‘Keep hope alive’

by Tony Cozier/NATIONSPORT
Barbados Nation
October 21, 1999

MICHAEL HOLDING has an encouraging message for despondent West Indian cricket fans.

“I wouldn’t give up hope,” the great fast bowler turned television pundit said by telephone last night from Sharjah, where the West Indies suffered heavy losses to Pakistan and Sri Lanka that knocked them out of the Coca-Cola Champions Trophy tournament.

“I don’t think that the talent isn’t there, it’s just that it was asking too much of the new, young players in the side to bat under pressure all the time,” he said. “Wavell Hinds, Chris Gayle and Ricardo Powell have only just come into the game at this level and they need time to gradually find their feet.

“The main problem was that we needed the more experienced players to bat 35 or 40 overs so that the younger ones could bat around them,” he said. “Sherwin Campbell, Shivnarine Chanderpaul and Brian Lara didn’t do that so the new boys found that they had to make the running.”

He pointed out that when Jimmy Adams carried his bat from No.3 to the end of the innings in the opening match against Sri Lanka, the West Indies won their only match. Adams was injured in the next match and didn’t play again in the series.

“It was a pity Lara got run out when batting with Hinds in the second match against Sri Lanka because they were both looking good and looking to take charge,” he said.

Hinds, the tall, left-handed Jamaican, who averaged 28.5 in the four matches, was the only West Indian above 18.

According to Holding, how each of the newer players reacts to the team’s defeat and his own experience would be a key to his character.

“Time will tell what kind of impact it has on them,” he said. “Those who improve will be the ones for the future, those who don’t are unlikely to make it at the highest level.”
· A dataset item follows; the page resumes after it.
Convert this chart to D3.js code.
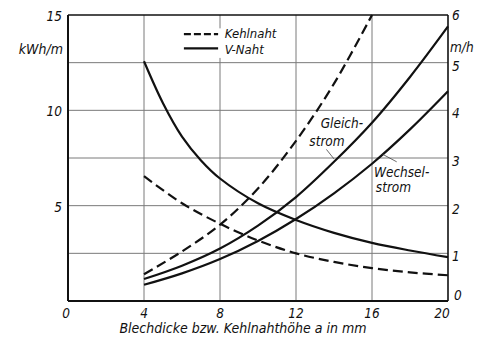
<!DOCTYPE html>
<html>
<head>
<meta charset="utf-8">
<script src="https://cdn.jsdelivr.net/npm/d3@7"></script>
<style>
  html, body { margin: 0; padding: 0; background: #fff; }
  svg { display: block; }
  text { font-family: "DejaVu Sans Condensed", "DejaVu Sans", sans-serif; font-style: italic; fill: #111; }
</style>
</head>
<body>
<svg id="chart" width="481" height="339"></svg>
<script>
// ---- data ----
const xTicks = [4, 8, 12, 16, 20];
const leftTicks = [5, 10, 15];
const rightTicks = [1, 2, 3, 4, 5, 6];
const leftUnit = "kWh/m";
const rightUnit = "m/h";
const xTitle = "Blechdicke bzw. Kehlnahthöhe a in mm";
const legendLabels = ["Kehlnaht", "V-Naht"];

// energy consumption, kWh/m (left axis), rising curves
const kehlEnergyX = [4, 6, 8, 10, 12, 14, 16];
const kehlEnergy  = [1.4, 2.6, 4.0, 5.9, 8.4, 11.4, 15.0];
const gleichX = [4, 6, 8, 10, 12, 14, 16, 18, 20];
const gleich  = [1.15, 1.85, 2.75, 3.95, 5.45, 7.3, 9.35, 11.75, 14.4];
const wechselX = [4, 6, 8, 10, 12, 14, 16, 18, 20];
const wechsel  = [0.85, 1.45, 2.2, 3.15, 4.3, 5.65, 7.2, 9.0, 11.0];

// welding speed, m/h (right axis), falling curves
const vSpeedX = [4, 5, 6, 7, 8, 10, 12, 14, 16, 18, 20];
const vSpeed  = [5.03, 4.15, 3.45, 2.95, 2.57, 2.05, 1.70, 1.43, 1.22, 1.06, 0.92];
const kehlSpeedX = [4, 6, 8, 10, 12, 14, 16, 18, 20];
const kehlSpeed  = [2.62, 2.05, 1.62, 1.27, 1.0, 0.82, 0.69, 0.60, 0.54];

// ---- drawing ----
const svg = d3.select("#chart");
const x = d3.scaleLinear().domain([0, 20]).range([68, 448]);
const yL = d3.scaleLinear().domain([0, 15]).range([301, 15]);
const yR = d3.scaleLinear().domain([0, 6]).range([301, 15]);

// grid
const grid = svg.append("g").attr("stroke", "#7a7a7a").attr("stroke-width", 1);
rightTicks.filter(d => d < 6).forEach(t => {
  grid.append("line").attr("x1", x(0)).attr("x2", x(20)).attr("y1", yR(t)).attr("y2", yR(t));
});
xTicks.filter(d => d < 20).forEach(t => {
  grid.append("line").attr("x1", x(t)).attr("x2", x(t)).attr("y1", yL(0)).attr("y2", yL(15));
});

// frame
const frame = svg.append("g").attr("stroke", "#111").attr("fill", "none");
frame.append("line").attr("x1", x(0)).attr("x2", x(0)).attr("y1", yL(15)).attr("y2", yL(0)).attr("stroke-width", 2);
frame.append("line").attr("x1", x(0)).attr("x2", x(20)).attr("y1", yL(0)).attr("y2", yL(0)).attr("stroke-width", 2);
frame.append("line").attr("x1", x(20)).attr("x2", x(20)).attr("y1", yL(15)).attr("y2", yL(0)).attr("stroke-width", 1.6);
frame.append("line").attr("x1", x(0)).attr("x2", x(20)).attr("y1", yL(15)).attr("y2", yL(15)).attr("stroke-width", 1.6);

// legend background (hides grid behind)
svg.append("rect").attr("x", x(5.9)).attr("y", yL(14.3)).attr("width", x(11.7) - x(5.9)).attr("height", yL(12.75) - yL(14.3)).attr("fill", "#fff");

// curves
const line = (xs, ysc) => d3.line().x((d, i) => x(xs[i])).y(d => ysc(d)).curve(d3.curveCatmullRom.alpha(0.5));
const curves = svg.append("g").attr("fill", "none").attr("stroke", "#111").attr("stroke-width", 2.2);
curves.append("path").attr("d", line(kehlEnergyX, yL)(kehlEnergy)).attr("stroke-dasharray", "10,5");
curves.append("path").attr("d", line(gleichX, yL)(gleich));
curves.append("path").attr("d", line(wechselX, yL)(wechsel));
curves.append("path").attr("d", line(vSpeedX, yR)(vSpeed));
curves.append("path").attr("d", line(kehlSpeedX, yR)(kehlSpeed)).attr("stroke-dasharray", "10,5");

// curve labels
function label(lines, xv, yv) {
  const g = svg.append("g");
  lines.forEach((s, i) => {
    g.append("text").attr("x", x(xv[i])).attr("y", yL(yv[i])).attr("font-size", 13.5).text(s);
  });
}
label(["Gleich-", "strom"], [13.3, 12.7], [9.05, 8.15]);
label(["Wechsel-", "strom"], [16.1, 16.2], [6.5, 5.7]);
// leader lines
const lead = svg.append("g").attr("stroke", "#444").attr("stroke-width", 0.8).attr("fill", "none");
lead.append("path").attr("d", d3.line()([[x(13.6), yL(7.95)], [x(14.0), yL(7.45)]]));
lead.append("path").attr("d", d3.line()([[x(16.55), yL(7.7)], [x(17.3), yL(7.3)]]));

// legend
const lg = svg.append("g");
lg.append("line").attr("x1", x(6.1)).attr("x2", x(7.9)).attr("y1", yL(14.0)).attr("y2", yL(14.0))
  .attr("stroke", "#111").attr("stroke-width", 2.2).attr("stroke-dasharray", "7,3");
lg.append("line").attr("x1", x(6.1)).attr("x2", x(7.9)).attr("y1", yL(13.25)).attr("y2", yL(13.25))
  .attr("stroke", "#111").attr("stroke-width", 2.2);
lg.append("text").attr("x", x(8.25)).attr("y", yL(13.8)).attr("font-size", 13).text(legendLabels[0]);
lg.append("text").attr("x", x(8.25)).attr("y", yL(12.95)).attr("font-size", 13).text(legendLabels[1]);

// left ticks
const tl = svg.append("g").attr("font-size", 13.5).attr("text-anchor", "end");
leftTicks.forEach(t => {
  tl.append("text").attr("x", x(0) - 6).attr("y", yL(t) + 6).text(t);
});
tl.append("text").attr("x", x(0) - 5).attr("y", yL(12.95)).attr("font-size", 14).text(leftUnit);
tl.append("text").attr("x", x(0) + 2).attr("y", yL(0) + 17).text("0");

// right ticks
const tr = svg.append("g").attr("font-size", 13.5).attr("text-anchor", "start");
rightTicks.forEach(t => {
  tr.append("text").attr("x", x(20) + 4).attr("y", yR(t) + (t === 6 ? 5 : 8)).text(t);
});
tr.append("text").attr("x", x(20) + 2).attr("y", yR(5.3) + 4).text(rightUnit);
tr.append("text").attr("x", x(20) + 6).attr("y", yR(0) - 1).text("0");

// bottom ticks
const tb = svg.append("g").attr("font-size", 13.5).attr("text-anchor", "middle");
xTicks.forEach(t => {
  tb.append("text").attr("x", x(t) + (t === 20 ? -6 : 0)).attr("y", yL(0) + 17).text(t);
});
svg.append("text").attr("x", 243).attr("y", 333).attr("font-size", 14).attr("text-anchor", "middle").text(xTitle);
</script>
</body>
</html>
Ricardo Powell, the 20-year-old Jamaican, who fell away after his sensational batting in Singapore and Toronto, would have to temper his six-hitting with caution if he was to consistently succeed, Holding advised.

“When I heard everyone raving about him I had some reservations, especially as I saw he was hitting more sixes than fours,” he said. “He’ll have to learn that’s not the way international cricket is played.

“He’s got to be prepared to spend more time in the middle and be more selective in his shots,” he added. “He’s got to wait for the bad ball to hit his sixes, not try to make sixes from the good ones. But the talent is definitely there.”

Holding rated the bowling “OK to a certain degree” but said that it still had to be determined who were the best men to use in the closing overs.

“Reon King is a new ball bowler but not a ‘death’ bowler,” he said. “He’s a length bowler and length bowlers get smashed when batsmen are hitting out.”

Holding maintained that how the team performs in forthcoming Tests in New Zealand in December and January and at home against Zimbabwe and Pakistan next March and April would be a better indication of how it is developing.

“One-day cricket is harder and needs greater experience than Tests,” he said. “It’s so short there’s no time to recover. A game can be lost in one five-over spell.

“In Tests, batsmen have time to pace themselves and a team can consolidate,” he explained. “We can assess our young players better in the Tests.

“I think a lot of people overlook the fact that we’ve only lost one Test series at home since 1973 and while we have been beaten overseas in the last few years, all the other teams, even Australia, struggle overseas as well.”